O Impacto Social e Cultural
Além das implicações econômicas, a proibição dos jogos de azar teve um impacto cultural significativo. Cassinos eram não apenas locais de jogo, mas também centros culturais onde grandes artistas se apresentavam e a alta sociedade se reunia. A proibição retirou esses espaços de convivência e expressão artística do cenário cultural brasileiro.
Por outro lado, a proibição também pode ser vista como um reflexo das mudanças sociais da época. O pós-guerra trouxe novas perspectivas sobre moralidade e ordem pública, influenciando as decisões políticas. A busca por um Brasil mais moral e ordenado refletia o desejo de estabilidade e progresso após um período tumultuado na história mundial.
A Situação Atual
Hoje, mais de 70 anos após a proibição, os jogos de azar continuam a ser um tema polêmico no Brasil. O jogo do bicho, apesar de ilegal, é amplamente aceito e praticado. Bingos e cassinos clandestinos ainda operam, e a internet trouxe novas formas de jogo online, desafiando as leis vigentes.
A legalização dos jogos de azar é vista por muitos como uma questão de tempo. Com o avanço tecnológico e a globalização, é cada vez mais difícil manter uma proibição total. Muitos países têm regulamentado os jogos de azar com sucesso, criando um ambiente seguro e lucrativo para essas atividades.
Conclusão
A proibição dos jogos de azar em 1946 foi um marco na história brasileira, moldando a sociedade e a economia do país de maneiras profundas. Embora a intenção inicial fosse promover a moralidade e a ordem, as consequências da proibição foram variadas, afetando a vida de milhares de brasileiros e o cenário cultural do país.

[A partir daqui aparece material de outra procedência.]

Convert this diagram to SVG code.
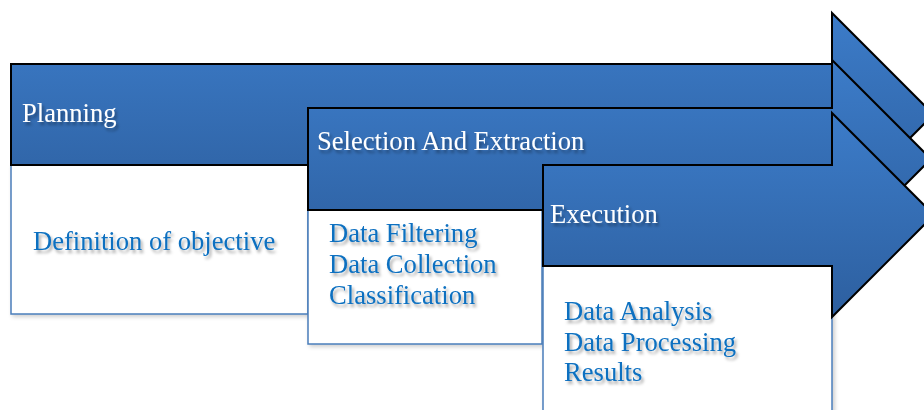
<svg xmlns="http://www.w3.org/2000/svg" width="924" height="410" viewBox="0 0 924 410">
<defs>
<linearGradient id="g" x1="0" y1="0" x2="0" y2="1">
<stop offset="0" stop-color="#3c7cc9"/>
<stop offset="1" stop-color="#2d5f9f"/>
</linearGradient>
<filter id="ts" x="-10%" y="-30%" width="130%" height="180%">
<feDropShadow dx="2" dy="3" stdDeviation="1.6" flood-color="#000" flood-opacity="0.35"/>
</filter>
<filter id="bs" x="-5%" y="-5%" width="115%" height="115%">
<feDropShadow dx="2" dy="2" stdDeviation="2" flood-color="#000" flood-opacity="0.2"/>
</filter>
</defs>
<style>
.arrow{fill:url(#g);stroke:#000;stroke-width:2;stroke-linejoin:miter}
.box{fill:#fff;stroke:#4a7ebb;stroke-width:1.5}
.hd{font-family:"Liberation Serif","Times New Roman",serif;font-size:26.6px;fill:#fff}
.tx{font-family:"Liberation Serif","Times New Roman",serif;font-size:26.6px;fill:#0a6fc0}
</style>
<rect width="924" height="410" fill="#fff"/>
<g id="planning">
<rect class="box" x="11" y="165" width="297" height="149" filter="url(#bs)"/>
<path class="arrow" d="M11,64 H832 V13 L933.5,114.5 L832,216 V165 H11 Z"/>
<text class="hd" x="22" y="122" filter="url(#ts)">Planning</text>
<text class="tx" x="33" y="250" filter="url(#ts)">Definition of objective</text>
</g>
<g id="selection">
<rect class="box" x="308" y="210" width="234" height="134" filter="url(#bs)"/>
<path class="arrow" d="M308,108 H832 V60 L931,159 L832,258 V210 H308 Z"/>
<text class="hd" x="317" y="150" filter="url(#ts)">Selection And Extraction</text>
<text class="tx" filter="url(#ts)"><tspan x="329" y="242">Data Filtering</tspan><tspan x="329" y="273">Data Collection</tspan><tspan x="329" y="304">Classification</tspan></text>
</g>
<g id="execution">
<rect class="box" x="543" y="266" width="289" height="160" filter="url(#bs)"/>
<path class="arrow" d="M543,165 H832 V113 L934,215 L832,317 V266 H543 Z"/>
<text class="hd" x="550" y="223" filter="url(#ts)">Execution</text>
<text class="tx" filter="url(#ts)"><tspan x="564" y="320">Data Analysis</tspan><tspan x="564" y="351">Data Processing</tspan><tspan x="564" y="381">Results</tspan></text>
</g>
<g id="connectors"></g>
</svg>
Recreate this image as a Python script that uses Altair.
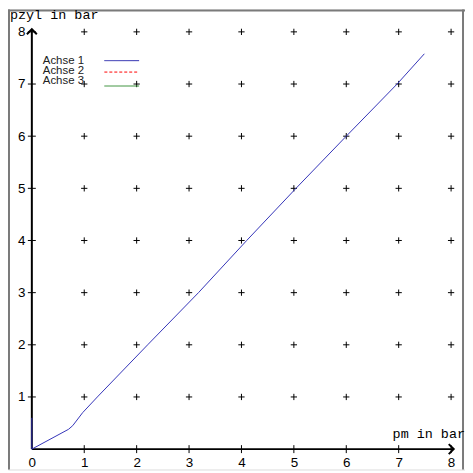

Hoje, a discussão sobre a legalização dos jogos de azar continua, refletindo as mudanças nas normas sociais e econômicas. A legalização pode trazer benefícios significativos, desde a geração de empregos até o aumento das receitas fiscais, mas também levanta questões sobre como controlar e regulamentar essas atividades de forma eficaz.
Enquanto o Brasil navega por essas complexas questões, a história da proibição dos jogos de azar em 1946 serve como um lembrete das mudanças que moldaram a nação e dos desafios contínuos em equilibrar moralidade, economia e liberdade pessoal.